Who is best at the Olympics? Not America
Analysis of all the Olympics data using Bayesian shrinkage
I am not particularly interested in sports unless it involves statistics. Recently, a major topic on X is posting about this or that US winner. Stuff like this:
So let’s check if the US is exceptional. It is true that it has the most medals overall, but it is also the most populous Western country by far. It is also true that Americans are very into sports, but I think mostly as observers and to some degree as semi-professional participants with the weird college sports stuff.
Working with Claude, I built a dataset of all Olympic medalists, split also by season. We only really care about the summer Olympics since few countries participate in the winter one (a few rich countries with mountains).
The first problem with doing this is that many countries (or country-like units) split or merged during the period since the games began. For consistent counting, I created 2 datasets: all-time and modern. All-time is all countries with consistent borders since the first summer games in 1896. This means that some large countries like Germany and Russia are missing. This is because Germany was split 1945-1990 period, and we can’t just merge the data because it gives them double chances of winning. USSR included a number of countries, such as Ukraine, and we can’t easily split them. The modern data are from 1994, which includes all the East Block countries, though missing a few later splits (rest of Yugoslavia, Sudan).

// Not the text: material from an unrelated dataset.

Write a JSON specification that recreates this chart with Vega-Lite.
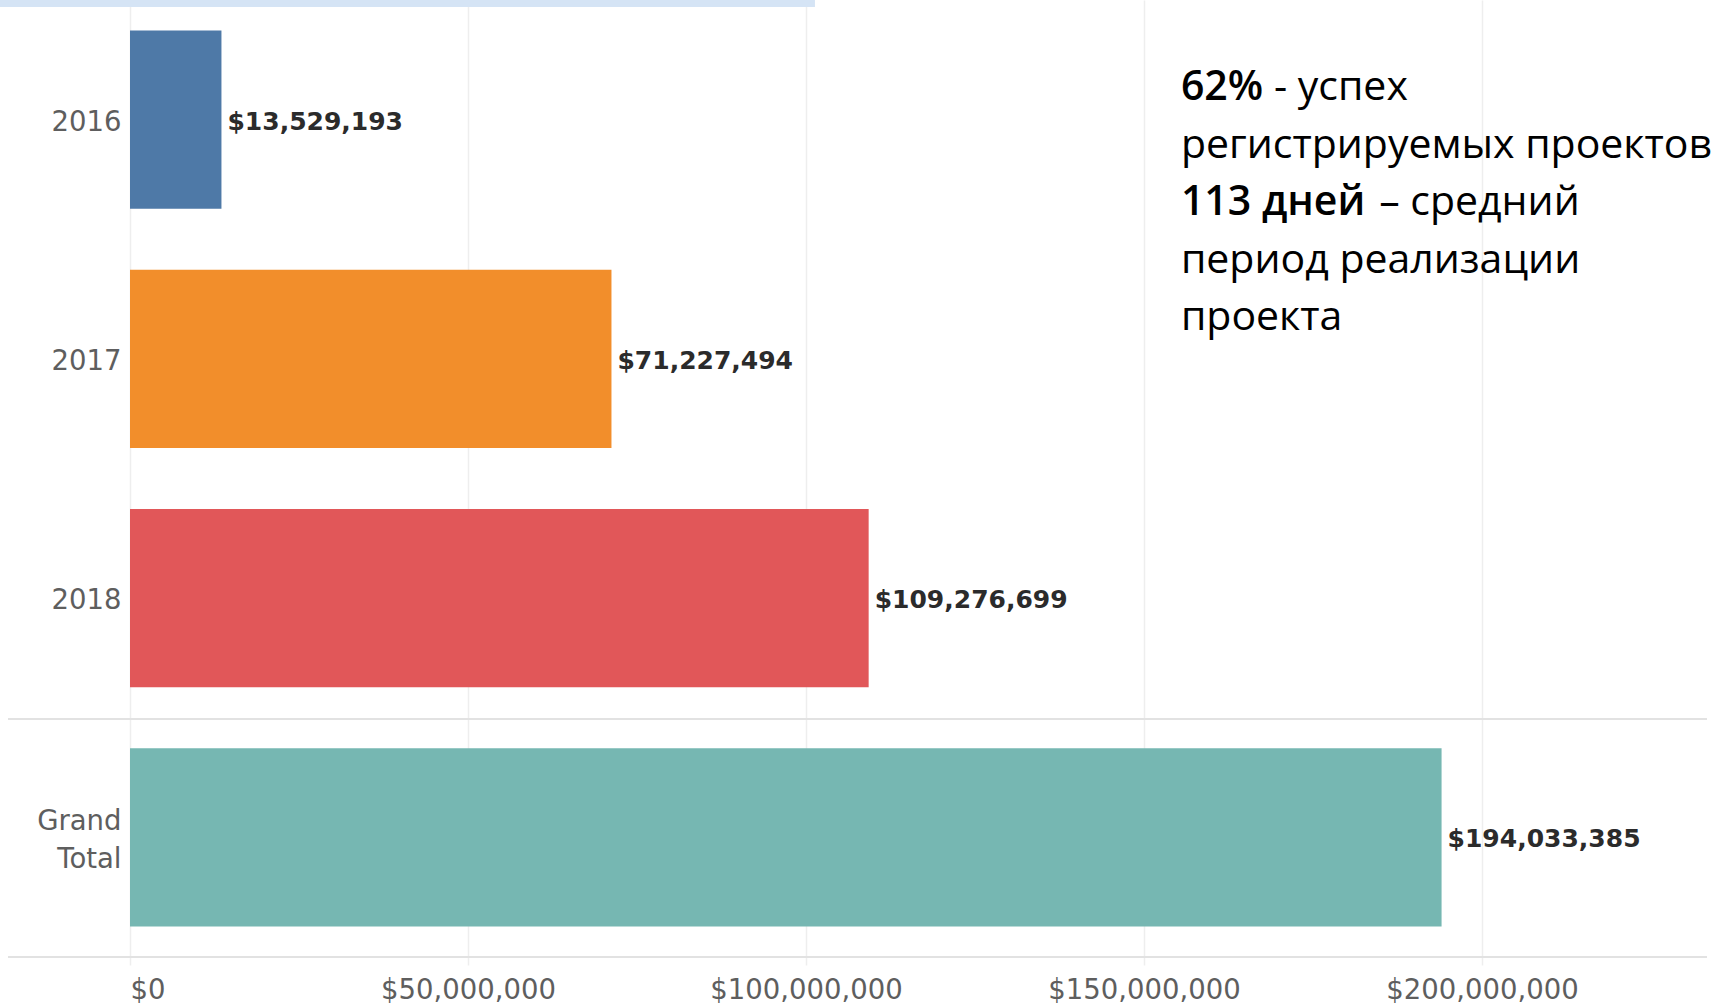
{
  "$schema": "https://vega.github.io/schema/vega-lite/v6.json",
  "width": 1577,
  "height": 957,
  "autosize": {"type": "none"},
  "padding": {"left": 130, "top": 0, "right": 4, "bottom": 49},
  "background": "white",
  "config": {"view": {"stroke": null}},
  "datasets": {
    "totals": [
      {"year": "2016", "value": 13529193},
      {"year": "2017", "value": 71227494},
      {"year": "2018", "value": 109276699},
      {"year": "Grand Total", "value": 194033385}
    ],
    "notes": [
      {"line": 1, "bold": "62%", "text": "- успех"},
      {"line": 2, "bold": "", "text": "регистрируемых проектов"},
      {"line": 3, "bold": "113 дней", "text": "– средний"},
      {"line": 4, "bold": "", "text": "период реализации"},
      {"line": 5, "bold": "", "text": "проекта"}
    ]
  },
  "resolve": {"scale": {"y": "independent"}},
  "layer": [
    {
      "layer": [
        {
          "data": {"name": "totals"},
          "mark": {"type": "bar", "cornerRadius": 0},
          "encoding": {
            "y": {
              "field": "year", "type": "nominal",
              "scale": {"domain": ["2016", "2017", "2018", "Grand Total"], "paddingInner": 0.255, "paddingOuter": 0.1275},
              "axis": {
                "title": null, "ticks": false, "tickSize": 0, "domain": false, "grid": false,
                "labelPadding": 9, "labelFont": "DejaVu Sans", "labelFontSize": 27.5, "labelColor": "#5e5e5e",
                "labelLineHeight": 38,
                "labelOffset": {"condition": {"test": "datum.value == 'Grand Total'", "value": -15}, "value": 3},
                "labelExpr": "datum.value == 'Grand Total' ? ['Grand', 'Total'] : datum.value"
              }
            },
            "x": {
              "field": "value", "type": "quantitative",
              "scale": {"domain": [0, 233300000], "nice": false, "zero": true},
              "axis": {
                "title": null, "format": "$,d", "values": [0, 50000000, 100000000, 150000000, 200000000],
                "grid": true, "gridColor": "#eeeeee", "gridWidth": 1.5,
                "domain": false, "ticks": true, "tickColor": "#eeeeee", "tickSize": 8, "tickWidth": 1.5,
                "labelPadding": 11, "labelFlush": true, "labelLimit": 0, "labelFont": "DejaVu Sans", "labelFontSize": 27.5, "labelColor": "#5e5e5e"
              }
            },
            "color": {
              "field": "year", "type": "nominal",
              "scale": {"domain": ["2016", "2017", "2018", "Grand Total"], "range": ["#4e79a7", "#f28e2b", "#e15759", "#76b7b2"]},
              "legend": null
            }
          }
        },
        {
          "data": {"name": "totals"},
          "mark": {"type": "text", "align": "left", "baseline": "middle", "dx": 6, "dy": 2, "font": "DejaVu Sans", "fontWeight": "bold", "fontSize": 25, "color": "#2b2b2b"},
          "encoding": {
            "y": {"field": "year", "type": "nominal"},
            "x": {"field": "value", "type": "quantitative"},
            "text": {"field": "value", "type": "quantitative", "format": "$,d"}
          }
        },
        {
          "data": {"values": [{"year": "Grand Total"}]},
          "mark": {"type": "rule", "color": "#e2e2e2", "strokeWidth": 2},
          "encoding": {
            "y": {"field": "year", "type": "nominal", "bandPosition": -0.1641},
            "x": {"datum": -18050000, "type": "quantitative"},
            "x2": {"datum": 233300000}
          }
        },
        {
          "data": {"values": [{"year": "Grand Total"}]},
          "mark": {"type": "rule", "color": "#e2e2e2", "strokeWidth": 2},
          "encoding": {
            "y": {"field": "year", "type": "nominal", "bandPosition": 1.1711},
            "x": {"datum": -18050000, "type": "quantitative"},
            "x2": {"datum": 233300000}
          }
        }
      ]
    },
    {
      "layer": [
        {
          "data": {"values": [{"strip": "top"}]},
          "mark": {"type": "rect", "color": "#d5e4f5"},
          "encoding": {
            "x": {"datum": -19230000, "type": "quantitative"},
            "x2": {"datum": 101330000},
            "y": {"datum": -0.736, "type": "quantitative", "scale": {"domain": [-0.736, 15.878], "reverse": true, "nice": false, "zero": false}, "axis": null},
            "y2": {"datum": -0.6145}
          }
        },
        {
          "data": {"name": "notes"},
          "transform": [{"filter": "datum.bold != ''"}],
          "mark": {"type": "text", "align": "left", "baseline": "alphabetic", "font": "Open Sans", "fontWeight": 600, "fontSize": 41, "color": "#000000"},
          "encoding": {
            "x": {"datum": 155470000, "type": "quantitative"},
            "y": {"field": "line", "type": "quantitative", "axis": null},
            "text": {"field": "bold"}
          }
        },
        {
          "data": {"name": "notes"},
          "transform": [{"filter": "datum.bold == ''"}],
          "mark": {"type": "text", "align": "left", "baseline": "alphabetic", "font": "Open Sans", "fontSize": 41, "color": "#000000"},
          "encoding": {
            "x": {"datum": 155470000, "type": "quantitative"},
            "y": {"field": "line", "type": "quantitative", "axis": null},
            "text": {"field": "text"}
          }
        },
        {
          "data": {"name": "notes"},
          "transform": [{"filter": "datum.line == 1"}],
          "mark": {"type": "text", "align": "left", "baseline": "alphabetic", "font": "Open Sans", "fontSize": 41, "color": "#000000"},
          "encoding": {
            "x": {"datum": 169230000, "type": "quantitative"},
            "y": {"field": "line", "type": "quantitative", "axis": null},
            "text": {"field": "text"}
          }
        },
        {
          "data": {"name": "notes"},
          "transform": [{"filter": "datum.line == 3"}],
          "mark": {"type": "text", "align": "left", "baseline": "alphabetic", "font": "Open Sans", "fontSize": 41, "color": "#000000"},
          "encoding": {
            "x": {"datum": 184800000, "type": "quantitative"},
            "y": {"field": "line", "type": "quantitative", "axis": null},
            "text": {"field": "text"}
          }
        }
      ]
    }
  ]
}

Next I calculated the average population size for the same periods. Using these we can calculate the winning rates (medals / population). I use all medals for boosted statistical power, using golds only would give 1/3 of the data, and the objective difference in performance between top 1-3 is rather small. Next issue is that small populations result in large standard errors. So the top performers by the raw rates are going to be small countries/islands. To avoid this issue, we can penalize/shrink the data towards the global mean using empirical Bayes. This is the same method I used for the Oscar winners movie study. With this done, we can compare the results:
Red = adjusted and turquoise = raw rates. Notes:
For winter sports, we see both issues as Liechtenstein dominates with a tiny and mountainous country.
Fiji: It’s a tiny population and they are really into rugby (4 medals).
African/Caribbean: sprinting/track & field
Cuba/North Korea: heavy state involvement.
Anyway, looking at the top list for the summer data sorted by adjusted rate, we see some small countries that probably got lucky even after adjustment, as well as the Nordics, south Anglos, and a few East Europeans. USA does not perform that well. For the all time data, it ranks 26th of 116 for all time data, and 46th of 133 for 1994+ data. It’s good but not great. There’s no evidence of American exceptionalism here at all, just like for science (rank 45 of 226). Maps of winning rates:
So let’s go further and look into what predicts winning more at summer Olympics. I am not going to bother with the winter data because it is already obvious from the list above. Here I used a negative binomial since we have count data as the outcome. Our predictors are population size (average of the period), participation rate (% of games participated in, of the period), and GDP/HDI (average of the period). For the all-time data, we can’t use HDI since data only exist for 1900-present, so I used GDPpc (Maddison). For the modern data, we can use GDPpc or HDI. I compared the various models, and these are the results:
We see that for the historical data, participation was important and there was a lot of variation, and GDPpc was also important. When both are in the model, they both shrink, so participation is probably a partial mediator of GDPpc (poor countries don’t spend money on sending teams). For modern data, participation didn’t predict much mainly because there is little variation to begin with. Country development predicts performance, but HDI was a bit better than GDPpc. For the best models, we can look at the residuals for any clues to what explains the rest of the variation:
For the modern data, the positive residuals are Cuba, Nordics (not Finland), south Anglos, parts of Yugoslavia, and a scattering of others. The Americas, Muslims/MENAPT, and Asians underperform (except for North Korea). The all-time data shows about the same.
Anyway, so there we have it. These are the top performers at the Olympics. R notebook is here, and Github repo with data is here.